委託者及び受益者を事業主とする/貸付信託受益権/合同運用指定金銭信託受益権/を目的とする質権は指名債権質であるので、本約定書は、同じく指名債権質である預金債権を目的とする質権設定についての約定書(別添二)と同様の内容であること。従つて、留意事項も前記第四に準ずるものであること。

 

第八 質権約定書(/公社債券/公社債投資信託受益証券/を目的とする場合)(別添六)の留意事項について

一 /公社債券/公社債投資信託受益証券/の範囲

本約定書による質権設定の目的とすることができる/公社債券/公社債投資信託受益証券/の範囲は、所得税法施行令(昭和四〇年政令第九六号)第三三条各号に掲げるものであること。

(参考)所得税法施行令第三三条各号に掲げる有価証券

(一) 国債及び地方債

(二) 特別の法律により設立された法人の発行する債券(日本国有鉄道の鉄道債券、日本電信電話公社の電信電話債券、日本道路公団の道路債券、日本放送協会の放送債券、帝都高速度交通営団の東京交通債券、農林中央金庫の農林債券、商工組合中央金庫の商工債券等がこれに該当する。)

(三) 長期信用銀行法第二条に規定する長期信用銀行又は外国為替銀行法第二条第一項に規定する外国為替銀行の発行する債券(日本長期信用銀行、日本興業銀行、日本不動産銀行及び東京銀行の発行するいわゆる金融債がこれに該当する。)

(四) その債務について政府が保証している社債(東北開発株式会社、石油資源開発株式会社、電源開発株式会社、日本航空株式会社、日本航空機製造株式会社の発行する債券がこれに該当する。)

(五) 内国法人の発行する社債のうち、契約により、発行に際して応募額が総額に達しない場合に証券取引法第二条第九項に規定する証券会社又は外国証券業者に関する法律第五条第三号に規定する外国証券会社の支店がその残額を取得するものとされたもの(一般事業債及び電力債で証券会社引受けの公募債がこれに該当する。
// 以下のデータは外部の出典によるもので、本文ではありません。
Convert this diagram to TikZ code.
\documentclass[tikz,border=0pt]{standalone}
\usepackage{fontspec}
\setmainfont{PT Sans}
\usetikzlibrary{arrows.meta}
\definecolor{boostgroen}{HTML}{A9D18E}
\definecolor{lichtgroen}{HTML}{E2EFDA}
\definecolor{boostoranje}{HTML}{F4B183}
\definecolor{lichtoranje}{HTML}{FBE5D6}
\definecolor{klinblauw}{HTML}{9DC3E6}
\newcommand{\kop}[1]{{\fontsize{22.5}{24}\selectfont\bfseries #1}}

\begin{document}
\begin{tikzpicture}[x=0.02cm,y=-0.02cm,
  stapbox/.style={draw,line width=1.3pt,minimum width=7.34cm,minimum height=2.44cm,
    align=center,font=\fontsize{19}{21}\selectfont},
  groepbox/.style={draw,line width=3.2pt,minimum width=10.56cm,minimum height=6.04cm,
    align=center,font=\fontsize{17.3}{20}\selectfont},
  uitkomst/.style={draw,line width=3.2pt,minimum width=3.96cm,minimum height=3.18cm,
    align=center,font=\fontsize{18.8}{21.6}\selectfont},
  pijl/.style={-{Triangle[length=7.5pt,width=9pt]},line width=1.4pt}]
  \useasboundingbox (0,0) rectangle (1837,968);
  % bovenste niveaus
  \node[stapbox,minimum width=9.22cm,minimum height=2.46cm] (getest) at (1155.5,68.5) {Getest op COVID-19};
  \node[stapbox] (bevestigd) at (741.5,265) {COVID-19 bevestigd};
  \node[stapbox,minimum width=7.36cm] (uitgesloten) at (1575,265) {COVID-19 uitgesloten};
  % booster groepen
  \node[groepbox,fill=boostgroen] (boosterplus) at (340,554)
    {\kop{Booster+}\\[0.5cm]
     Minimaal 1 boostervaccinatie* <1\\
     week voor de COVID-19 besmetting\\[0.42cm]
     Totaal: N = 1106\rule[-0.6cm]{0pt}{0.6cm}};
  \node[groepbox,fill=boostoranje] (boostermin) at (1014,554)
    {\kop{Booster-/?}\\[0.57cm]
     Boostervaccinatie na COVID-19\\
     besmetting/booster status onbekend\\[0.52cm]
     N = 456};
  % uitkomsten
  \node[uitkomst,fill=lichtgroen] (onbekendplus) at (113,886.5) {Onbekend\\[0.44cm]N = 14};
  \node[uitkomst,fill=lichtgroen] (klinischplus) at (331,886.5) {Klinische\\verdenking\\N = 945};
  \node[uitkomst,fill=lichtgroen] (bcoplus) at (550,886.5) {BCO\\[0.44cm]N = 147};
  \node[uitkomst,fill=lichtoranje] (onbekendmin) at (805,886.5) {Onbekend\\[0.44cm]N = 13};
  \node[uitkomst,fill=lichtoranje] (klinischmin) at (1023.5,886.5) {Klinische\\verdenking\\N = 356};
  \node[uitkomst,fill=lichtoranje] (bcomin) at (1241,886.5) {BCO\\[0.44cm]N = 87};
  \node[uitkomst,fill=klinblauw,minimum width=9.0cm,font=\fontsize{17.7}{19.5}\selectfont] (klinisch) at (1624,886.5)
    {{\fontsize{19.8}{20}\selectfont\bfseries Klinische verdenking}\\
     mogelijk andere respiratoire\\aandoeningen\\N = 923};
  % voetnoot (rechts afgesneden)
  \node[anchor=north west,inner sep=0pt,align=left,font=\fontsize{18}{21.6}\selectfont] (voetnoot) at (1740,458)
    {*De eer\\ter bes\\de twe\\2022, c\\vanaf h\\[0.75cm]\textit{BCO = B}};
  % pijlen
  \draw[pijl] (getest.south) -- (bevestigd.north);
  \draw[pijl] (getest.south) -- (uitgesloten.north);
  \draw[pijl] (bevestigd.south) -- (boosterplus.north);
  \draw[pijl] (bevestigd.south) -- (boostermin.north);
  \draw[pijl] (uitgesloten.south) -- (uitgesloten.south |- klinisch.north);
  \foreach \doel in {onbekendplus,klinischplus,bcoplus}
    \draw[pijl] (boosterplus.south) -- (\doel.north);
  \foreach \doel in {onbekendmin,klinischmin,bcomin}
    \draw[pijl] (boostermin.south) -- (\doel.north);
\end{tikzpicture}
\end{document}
)

(六) 公社債投資信託の受益証券

(七) 公社債投資信託以外の証券投資信託のうち、大蔵省令で定めるものの受益証券(株式投資信託のうちの追加型(バランスフアンド、証券貯蓄フアンド)及び単位型がこれに該当する。)

(注) 上記(三)の金融債については、別添三の約定書によるものであること。

二 質物の価額

公社債権の場合は償還期日前の流通市場における価格は券面金額を多少下回るのが通常であり、質権設定に当たつては、券面金額ではなく、合理的に推算した価額で丙の担保極度額を合算した額を十分に満たすものでなければならないこと。

三 その他

公社債券及び公社債投資信託受益証券を目的とする質権は、無記名債券に対する動産質であるから、前記一及び二以外の留意事項については、同じく動産質である金融債を目的とする質権設定についての前記第五に準じたものであること。